Evaluating Large Language Models for Public Health Classification and Extraction Tasks
- URL: http://arxiv.org/abs/2405.14766v2
- Date: Wed, 19 Feb 2025 14:11:10 GMT
- Title: Evaluating Large Language Models for Public Health Classification and Extraction Tasks
- Authors: Joshua Harris, Timothy Laurence, Leo Loman, Fan Grayson, Toby Nonnenmacher, Harry Long, Loes WalsGriffith, Amy Douglas, Holly Fountain, Stelios Georgiou, Jo Hardstaff, Kathryn Hopkins, Y-Ling Chi, Galena Kuyumdzhieva, Lesley Larkin, Samuel Collins, Hamish Mohammed, Thomas Finnie, Luke Hounsome, Michael Borowitz, Steven Riley,
- Abstract summary: We present evaluations of Large Language Models (LLMs) for public health tasks involving the classification and extraction of free text.

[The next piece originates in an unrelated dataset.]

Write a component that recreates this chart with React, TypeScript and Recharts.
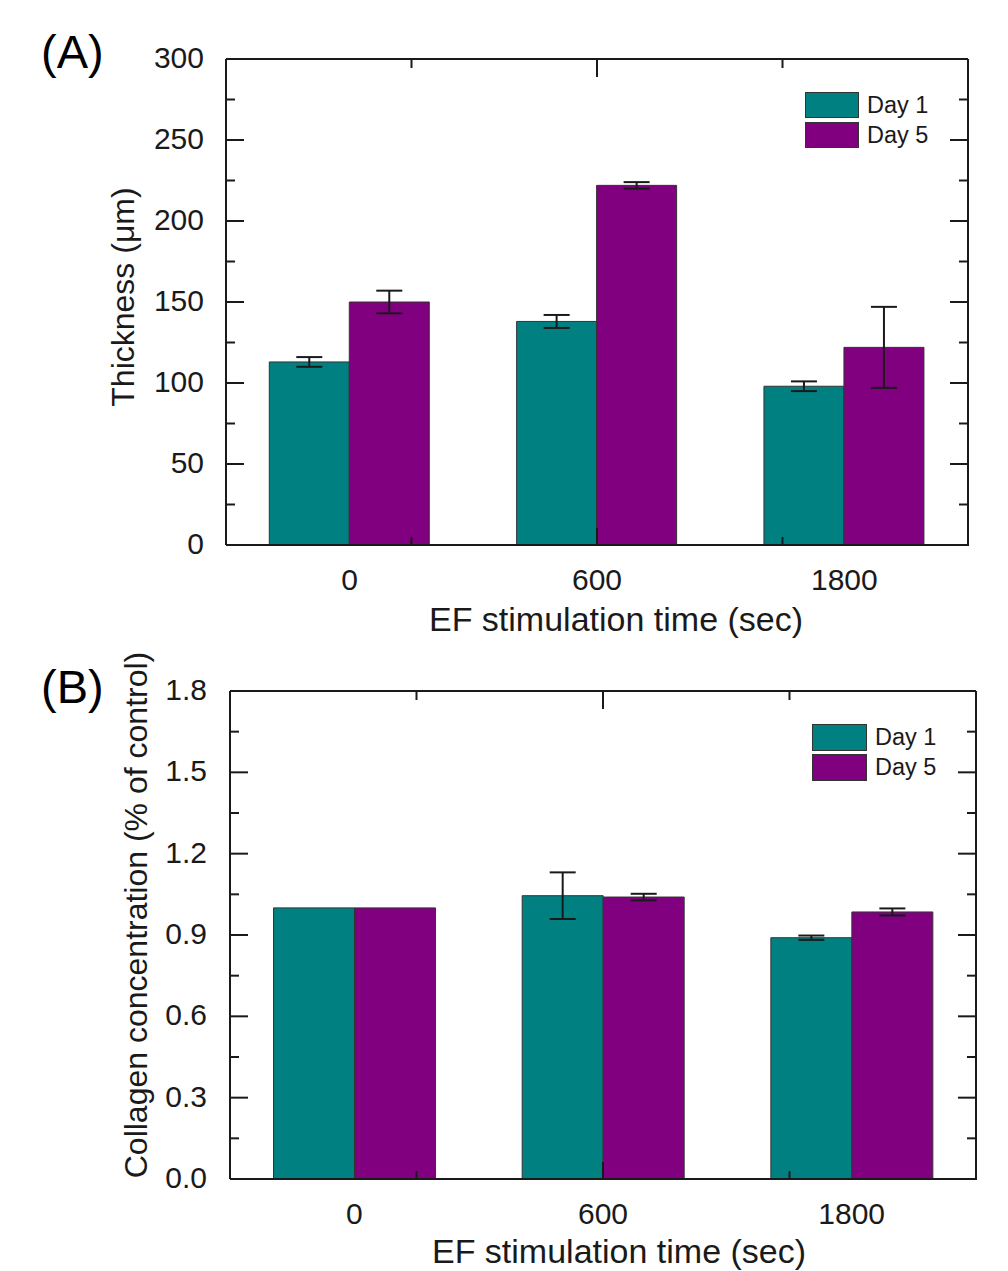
import React from "react";
import { BarChart, Bar, XAxis, YAxis, ErrorBar, Legend, Label } from "recharts";

const categories = ["0", "600", "1800"];

const thicknessDay1 = [113, 138, 98];
const thicknessDay1Err = [3, 4, 3];
const thicknessDay5 = [150, 222, 122];
const thicknessDay5Err = [7, 2, 25];

const collagenDay1 = [1.0, 1.045, 0.89];
const collagenDay1Err = [null, 0.086, 0.008];
const collagenDay5 = [1.0, 1.04, 0.985];
const collagenDay5Err = [null, 0.012, 0.013];

const yTicksA = [0, 25, 50, 75, 100, 125, 150, 175, 200, 225, 250, 275, 300];
const yMajorA = [0, 50, 100, 150, 200, 250, 300];
const yTicksB = [0, 0.15, 0.3, 0.45, 0.6, 0.75, 0.9, 1.05, 1.2, 1.35, 1.5, 1.65, 1.8];
const yMajorB = [0, 0.3, 0.6, 0.9, 1.2, 1.5, 1.8];
// frame tick marks on the x edges: category centres and band edges are majors
const xMarks = [0.5, 1, 1.5, 2, 2.5, 3, 3.5, 4, 4.5, 5, 5.5];
const xMajorMarks = [1, 2, 3, 4, 5];

const TEAL = "#008080";
const PURPLE = "#800080";
const INK = "#1a1a1a";
const FONT = '"Liberation Sans", Arial, sans-serif';

const thicknessRows = categories.map((cat, i) => ({
  cat,
  day1: thicknessDay1[i],
  day1Err: thicknessDay1Err[i],
  day5: thicknessDay5[i],
  day5Err: thicknessDay5Err[i],
}));

const collagenRows = categories.map((cat, i) => ({
  cat,
  day1: collagenDay1[i],
  day1Err: collagenDay1Err[i],
  day5: collagenDay5[i],
  day5Err: collagenDay5Err[i],
}));

const MAJOR = 18;
const MINOR = 9;

function leftTick(major: number[], fmt: (v: number) => string, labelGap: number) {
  return (p: any) => {
    const v = p.payload.value;
    const isMajor = major.includes(v);
    return (
      <g>
        <line x1={p.x} x2={p.x + (isMajor ? MAJOR : MINOR)} y1={p.y} y2={p.y} stroke={INK} strokeWidth={2} />
        {isMajor && (
          <text x={p.x - labelGap} y={p.y + 9} textAnchor="end" fontSize={30} fill={INK} fontFamily={FONT}>
            {fmt(v)}
          </text>
        )}
      </g>
    );
  };
}

function rightTick(major: number[]) {
  return (p: any) => {
    const isMajor = major.includes(p.payload.value);
    return <line x1={p.x} x2={p.x - (isMajor ? MAJOR : MINOR)} y1={p.y} y2={p.y} stroke={INK} strokeWidth={2} />;
  };
}

const bottomMark = (p: any) => {
  const isMajor = xMajorMarks.includes(p.payload.value);
  return <line x1={p.x} x2={p.x} y1={p.y} y2={p.y - (isMajor ? MAJOR : MINOR)} stroke={INK} strokeWidth={2} />;
};

const topMark = (p: any) => {
  const isMajor = xMajorMarks.includes(p.payload.value);
  return <line x1={p.x} x2={p.x} y1={p.y} y2={p.y + (isMajor ? MAJOR : MINOR)} stroke={INK} strokeWidth={2} />;
};

const categoryTick = (p: any) => (
  <text x={p.x} y={p.y + 45} textAnchor="middle" fontSize={30} fill={INK} fontFamily={FONT}>
    {p.payload.value}
  </text>
);

function legendContent(box: { w: number; h: number }) {
  return (props: any) => (
    <div style={{ fontFamily: FONT }}>
      {(props.payload || []).map((e: any, i: number) => (
        <div key={e.value} style={{ display: "flex", alignItems: "center", height: 30 }}>
          <span
            style={{
              display: "inline-block",
              width: box.w,
              height: box.h,
              background: e.color || (i ? PURPLE : TEAL),
              border: "1.5px solid #333",
              boxSizing: "border-box",
            }}
          />
          <span style={{ marginLeft: 8, fontSize: 23.5, color: INK }}>{e.value}</span>
        </div>
      ))}
    </div>
  );
}

type PanelProps = {
  rows: any[];
  height: number;
  margin: { top: number; right: number; bottom: number; left: number };
  domain: [number, number];
  yTicks: number[];
  yMajor: number[];
  fmt: (v: number) => string;
  labelGap: number;
  xTitle: string;
  yTitle: string;
  xTitleDx: number;
  xTitleDy: number;
  yTitleDx: number;
  yTitleDy: number;
  legendTop: number;
  legendLeft: number;
  legendBox: { w: number; h: number };
};

// axes are 1px thick (a 0-sized axis is not drawn), so margins are trimmed by 1px per axis
function Panel(props: PanelProps) {
  const { rows, height, margin, domain, yTicks, yMajor, fmt, labelGap } = props;
  return (
    <BarChart width={1008} height={height} data={rows} margin={margin} barCategoryGap="17.5%" barGap={0}>
      <XAxis
        xAxisId="cat"
        dataKey="cat"
        height={1}
        interval={0}
        tickSize={0}
        tickMargin={0}
        tickLine={false}
        axisLine={{ stroke: INK, strokeWidth: 2 }}
        tick={categoryTick}
      >
        <Label
          content={(p: any) => {
            const vb = p.viewBox;
            return (
              <text
                x={vb.x + vb.width / 2 + props.xTitleDx}
                y={vb.y + props.xTitleDy}
                textAnchor="middle"
                fontSize={34}
                fill={INK}
                fontFamily={FONT}
              >
                {props.xTitle}
              </text>
            );
          }}
        />
      </XAxis>
      <XAxis
        xAxisId="marksBottom"
        type="number"
        domain={[0, 6]}
        ticks={xMarks}
        interval={0}
        allowDataOverflow
        height={1}
        tickSize={0}
        tickMargin={0}
        tickLine={false}
        axisLine={false}
        tick={bottomMark}
      />
      <XAxis
        xAxisId="marksTop"
        orientation="top"
        type="number"
        domain={[0, 6]}
        ticks={xMarks}
        interval={0}
        allowDataOverflow
        height={1}
        tickSize={0}
        tickMargin={0}
        tickLine={false}
        axisLine={{ stroke: INK, strokeWidth: 2 }}
        tick={topMark}
      />
      <YAxis
        yAxisId="l"
        domain={domain}
        ticks={yTicks}
        interval={0}
        allowDataOverflow
        width={1}
        tickSize={0}
        tickMargin={0}
        tickLine={false}
        axisLine={{ stroke: INK, strokeWidth: 2 }}
        tick={leftTick(yMajor, fmt, labelGap)}
      >
        <Label
          content={(p: any) => {
            const vb = p.viewBox;
            const x = vb.x + vb.width + props.yTitleDx;
            const y = vb.y + vb.height / 2 + props.yTitleDy;
            return (
              <text
                x={x}
                y={y}
                transform={`rotate(-90 ${x} ${y})`}
                textAnchor="middle"
                fontSize={32}
                fill={INK}
                fontFamily={FONT}
              >
                {props.yTitle}
              </text>
            );
          }}
        />
      </YAxis>
      <YAxis
        yAxisId="r"
        orientation="right"
        domain={domain}
        ticks={yTicks}
        interval={0}
        allowDataOverflow
        width={1}
        tickSize={0}
        tickMargin={0}
        tickLine={false}
        axisLine={{ stroke: INK, strokeWidth: 2 }}
        tick={rightTick(yMajor)}
      />
      <Legend
        layout="horizontal"
        verticalAlign="middle"
        align="center"
        wrapperStyle={{ top: props.legendTop, left: props.legendLeft, width: 170 }}
        content={legendContent(props.legendBox)}
      />
      <Bar
        xAxisId="cat"
        yAxisId="l"
        dataKey="day1"
        name="Day 1"
        fill={TEAL}
        stroke="#333"
        strokeWidth={1}
        isAnimationActive={false}
      >
        <ErrorBar dataKey="day1Err" width={13} stroke={INK} strokeWidth={2} isAnimationActive={false} />
      </Bar>
      <Bar
        xAxisId="cat"
        yAxisId="l"
        dataKey="day5"
        name="Day 5"
        fill={PURPLE}
        stroke="#333"
        strokeWidth={1}
        isAnimationActive={false}
      >
        <ErrorBar dataKey="day5Err" width={13} stroke={INK} strokeWidth={2} isAnimationActive={false} />
      </Bar>
    </BarChart>
  );
}

const panelLabel: React.CSSProperties = {
  position: "absolute",
  left: 41,
  fontFamily: FONT,
  fontSize: 47,
  lineHeight: "47px",
  color: "#000",
};

export default function App() {
  return (
    <div style={{ position: "absolute", left: 0, top: 0, width: 1008, height: 1271, background: "#fff" }}>
      <div style={{ position: "absolute", left: 0, top: 0 }}>
        <Panel
          rows={thicknessRows}
          height={640}
          margin={{ top: 58, right: 39, bottom: 93, left: 225 }}
          domain={[0, 300]}
          yTicks={yTicksA}
          yMajor={yMajorA}
          fmt={(v) => String(v)}
          labelGap={22}
          xTitle="EF stimulation time (sec)"
          yTitle="Thickness (μm)"
          xTitleDx={19}
          xTitleDy={86}
          yTitleDx={-92}
          yTitleDy={-5}
          legendTop={90}
          legendLeft={805}
          legendBox={{ w: 54, h: 26 }}
        />
      </div>
      <div style={{ position: "absolute", left: 0, top: 640 }}>
        <Panel
          rows={collagenRows}
          height={631}
          margin={{ top: 50, right: 31, bottom: 90, left: 229 }}
          domain={[0, 1.8]}
          yTicks={yTicksB}
          yMajor={yMajorB}
          fmt={(v) => v.toFixed(1)}
          labelGap={23}
          xTitle="EF stimulation time (sec)"
          yTitle="Collagen concentration (% of control)"
          xTitleDx={16}
          xTitleDy={84}
          yTitleDx={-83}
          yTitleDy={-20}
          legendTop={82}
          legendLeft={812}
          legendBox={{ w: 55, h: 27 }}
        />
      </div>
      <div style={{ ...panelLabel, top: 28 }}>(A)</div>
      <div style={{ ...panelLabel, top: 663 }}>(B)</div>
    </div>
  );
}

We evaluate eleven open-weight LLMs across all tasks using zero-shot in-context learning.
We find promising signs that LLMs may be useful tools for public health experts to extract information from a wide variety of free text sources.
- Score: 0.3545046504280562
- License:
- Abstract: Advances in Large Language Models (LLMs) have led to significant interest in their potential to support human experts across a range of domains, including public health. In this work we present automated evaluations of LLMs for public health tasks involving the classification and extraction of free text. We combine six externally annotated datasets with seven new internally annotated datasets to evaluate LLMs for processing text related to: health burden, epidemiological risk factors, and public health interventions. We evaluate eleven open-weight LLMs (7-123 billion parameters) across all tasks using zero-shot in-context learning. We find that Llama-3.3-70B-Instruct is the highest performing model, achieving the best results on 8/16 tasks (using micro-F1 scores). We see significant variation across tasks with all open-weight LLMs scoring below 60% micro-F1 on some challenging tasks, such as Contact Classification, while all LLMs achieve greater than 80% micro-F1 on others, such as GI Illness Classification. For a subset of 11 tasks, we also evaluate three GPT-4 and GPT-4o series models and find comparable results to Llama-3.3-70B-Instruct. Overall, based on these initial results we find promising signs that LLMs may be useful tools for public health experts to extract information from a wide variety of free text sources, and support public health surveillance, research, and interventions.